The Niagara region has 8-10% Canadian visitors. The Thousand Islands have 15-30% Canadian visitors. In the Finger Lakes, Canadians only account for 4-6% of its visitors, however, they have more than twice the volume of visitors as the Niagara Region. Bottom line: Canadians bring a significant amount of tourism revenue to New York. A day trip to New York wine country is a popular and affordable destination.
Tasting room sales account for most of the retail sales for small New York wineries. Although wineries may sell wine related products or food products, wine sales generally account for 80-95% of a winery’s total sales. Bottom line number two: to be economically viable and competitive, New York wineries need to be able to sell wine in their tasting rooms to their Canadian Visitors.
However, there is a barrier to the success of this objective. Canadian visitors are subject to a 62 cent per liter duty and an almost 40% excise tax for the Province of Ontario. New York wineries complain this makes it nearly impossible to sell their wines to Canadian visitors – it is simply cost prohibitive with these added costs when tourists cross the border to return home.
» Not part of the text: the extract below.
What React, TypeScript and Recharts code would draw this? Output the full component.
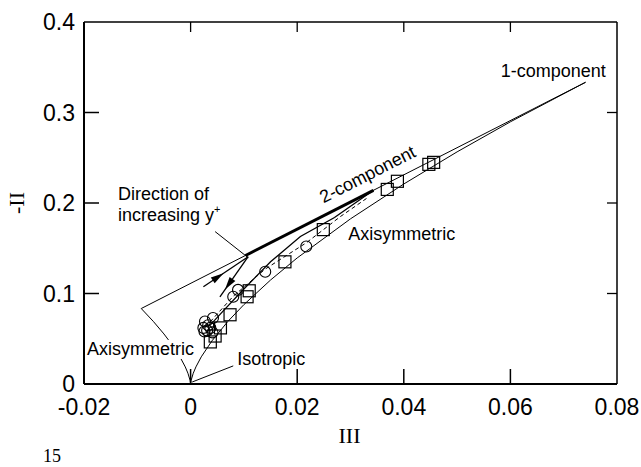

A change in this trade policy will especially benefit wineries near the Canadian border such as the Niagara Escarpment, Thousand Islands and Finger Lakes. Removal of these excise taxes and duties will increase retail sales of the wines at the wineries by about 2.5 million dollars annually. This will have a positive impact on the western New York economy since every $1 in wine sale generates $7.86 in supporting upstream and downstream business. It is beyond contention that this would benefit the New York tourism, agricultural and viticultural industries. I encourage you to contact your federal representatives and urge them to support economic partnerships between the U.S. and Canada and strengthen our local economy.